Task description - Restate the data word for word and leave the images out.

Data section -
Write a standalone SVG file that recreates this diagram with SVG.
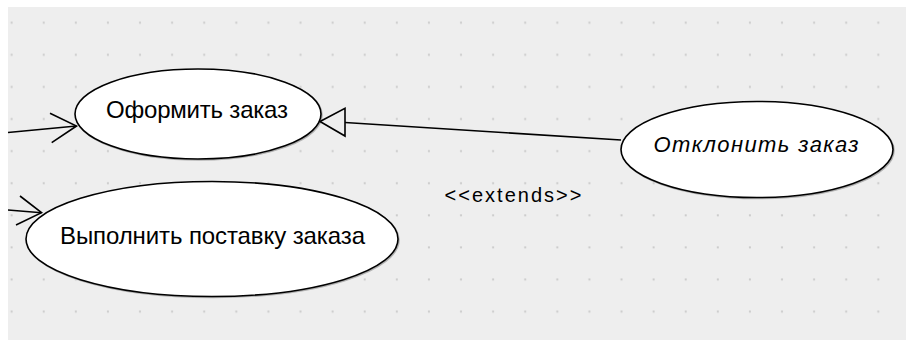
<svg xmlns="http://www.w3.org/2000/svg" width="906" height="340" viewBox="0 0 906 340">
  <defs>
    <pattern id="grid" x="0" y="0" width="32.1" height="32.1" patternUnits="userSpaceOnUse">
      <rect x="10.6" y="21.7" width="2" height="2" fill="#cbcbcb"/>
    </pattern>
    <style>
      .uc { fill: #ffffff; stroke: #000000; stroke-width: 1.6; }
      .shadow { fill: none; stroke: #b0b0b0; stroke-width: 1.6; }
      .lbl { font-family: "Liberation Sans", Arial, sans-serif; font-size: 24px; fill: #000000; text-anchor: middle; }
      .it { font-style: italic; font-size: 22px; }
      .stereo { font-family: "Liberation Sans", Arial, sans-serif; font-size: 20px; fill: #000000; text-anchor: middle; }
      .edge { fill: none; stroke: #000000; stroke-width: 1.6; }
      .hollow { fill: #eeeeee; stroke: #000000; stroke-width: 1.6; stroke-linejoin: miter; }
    </style>
  </defs>

  <!-- canvas with dotted grid -->
  <rect x="0" y="0" width="906" height="340" fill="#ffffff"/>
  <rect x="8" y="7" width="898" height="333" fill="#eeeeee"/>
  <rect x="8" y="7" width="898" height="333" fill="url(#grid)"/>

  <!-- use cases -->
  <g id="uc-oformit">
    <ellipse class="shadow" cx="199" cy="115" rx="123" ry="45"/>
    <ellipse class="uc" cx="198" cy="114" rx="123" ry="45"/>
    <text class="lbl" x="197" y="117.5" textLength="182" lengthAdjust="spacing">Оформить заказ</text>
  </g>

  <g id="uc-vypolnit">
    <ellipse class="shadow" cx="213" cy="240" rx="186" ry="57.5"/>
    <ellipse class="uc" cx="212" cy="239" rx="186" ry="57.5"/>
    <text class="lbl" x="212.5" y="243.5" textLength="305" lengthAdjust="spacing">Выполнить поставку заказа</text>
  </g>

  <g id="uc-otklonit">
    <ellipse class="shadow" cx="758" cy="150.5" rx="136" ry="48"/>
    <ellipse class="uc" cx="757" cy="149.5" rx="136" ry="48"/>
    <text class="lbl it" x="756" y="152" textLength="205" lengthAdjust="spacing">Отклонить заказ</text>
  </g>

  <!-- connectors -->
  <g id="connectors">
    <!-- association into "Оформить заказ" -->
    <path class="edge" d="M8,132.5 L76.5,126"/>
    <path class="edge" d="M50,113.3 L76.5,126 L51.7,142.7"/>

    <!-- association into "Выполнить поставку заказа" -->
    <path class="edge" d="M8,210 L41.5,212.7"/>
    <path class="edge" d="M20,196 L41.5,212.7 L16,225"/>

    <!-- extend relation with hollow triangle head -->
    <path class="edge" d="M621,140 L345,122.5"/>
    <polygon class="hollow" points="320,121.5 345,108.3 345,136"/>
    <text class="stereo" x="513" y="202" textLength="137" lengthAdjust="spacing">&lt;&lt;extends&gt;&gt;</text>
  </g>
</svg>
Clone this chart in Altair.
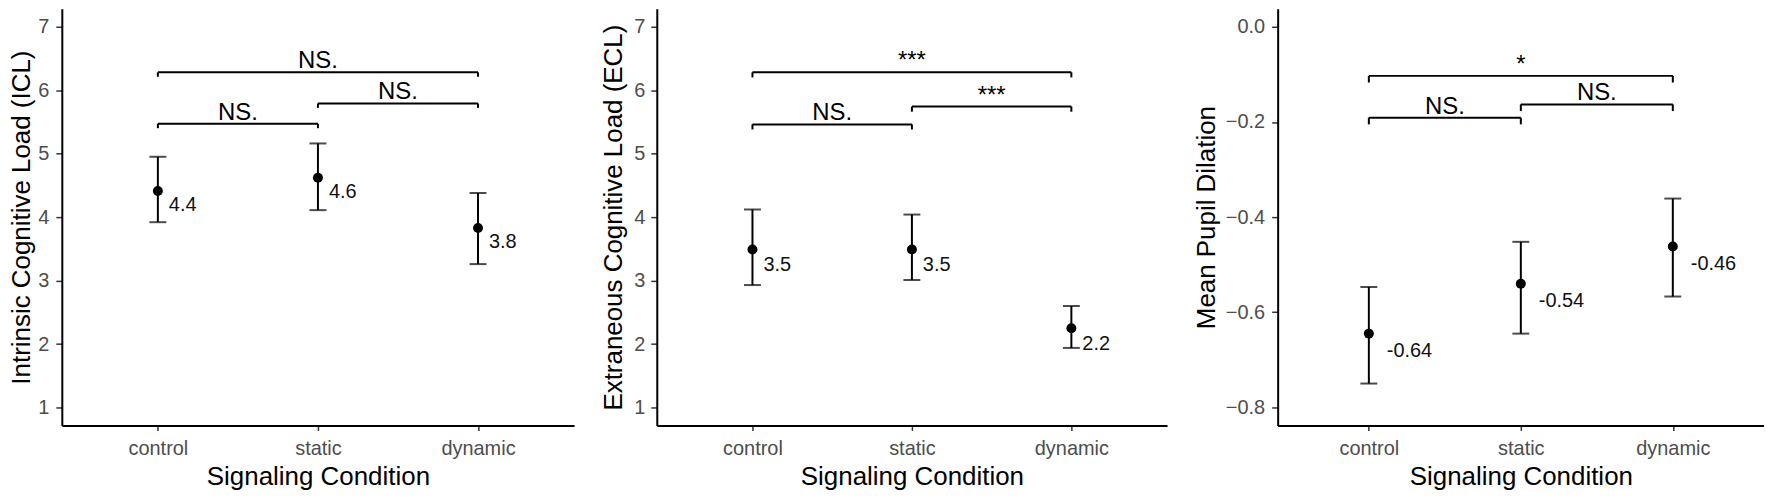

Result of the exercise -
Write a standalone SVG file that recreates this diagram with SVG.
<svg xmlns="http://www.w3.org/2000/svg" width="906" height="340" viewBox="0 0 906 340">
  <defs>
    <pattern id="grid" x="0" y="0" width="32.1" height="32.1" patternUnits="userSpaceOnUse">
      <rect x="10.6" y="21.7" width="2" height="2" fill="#cbcbcb"/>
    </pattern>
    <style>
      .uc { fill: #ffffff; stroke: #000000; stroke-width: 1.6; }
      .shadow { fill: none; stroke: #b0b0b0; stroke-width: 1.6; }
      .lbl { font-family: "Liberation Sans", Arial, sans-serif; font-size: 24px; fill: #000000; text-anchor: middle; }
      .it { font-style: italic; font-size: 22px; }
      .stereo { font-family: "Liberation Sans", Arial, sans-serif; font-size: 20px; fill: #000000; text-anchor: middle; }
      .edge { fill: none; stroke: #000000; stroke-width: 1.6; }
      .hollow { fill: #eeeeee; stroke: #000000; stroke-width: 1.6; stroke-linejoin: miter; }
    </style>
  </defs>

  <!-- canvas with dotted grid -->
  <rect x="0" y="0" width="906" height="340" fill="#ffffff"/>
  <rect x="8" y="7" width="898" height="333" fill="#eeeeee"/>
  <rect x="8" y="7" width="898" height="333" fill="url(#grid)"/>

  <!-- use cases -->
  <g id="uc-oformit">
    <ellipse class="shadow" cx="199" cy="115" rx="123" ry="45"/>
    <ellipse class="uc" cx="198" cy="114" rx="123" ry="45"/>
    <text class="lbl" x="197" y="117.5" textLength="182" lengthAdjust="spacing">Оформить заказ</text>
  </g>

  <g id="uc-vypolnit">
    <ellipse class="shadow" cx="213" cy="240" rx="186" ry="57.5"/>
    <ellipse class="uc" cx="212" cy="239" rx="186" ry="57.5"/>
    <text class="lbl" x="212.5" y="243.5" textLength="305" lengthAdjust="spacing">Выполнить поставку заказа</text>
  </g>

  <g id="uc-otklonit">
    <ellipse class="shadow" cx="758" cy="150.5" rx="136" ry="48"/>
    <ellipse class="uc" cx="757" cy="149.5" rx="136" ry="48"/>
    <text class="lbl it" x="756" y="152" textLength="205" lengthAdjust="spacing">Отклонить заказ</text>
  </g>

  <!-- connectors -->
  <g id="connectors">
    <!-- association into "Оформить заказ" -->
    <path class="edge" d="M8,132.5 L76.5,126"/>
    <path class="edge" d="M50,113.3 L76.5,126 L51.7,142.7"/>

    <!-- association into "Выполнить поставку заказа" -->
    <path class="edge" d="M8,210 L41.5,212.7"/>
    <path class="edge" d="M20,196 L41.5,212.7 L16,225"/>

    <!-- extend relation with hollow triangle head -->
    <path class="edge" d="M621,140 L345,122.5"/>
    <polygon class="hollow" points="320,121.5 345,108.3 345,136"/>
    <text class="stereo" x="513" y="202" textLength="137" lengthAdjust="spacing">&lt;&lt;extends&gt;&gt;</text>
  </g>
</svg>
Clone this chart in Altair.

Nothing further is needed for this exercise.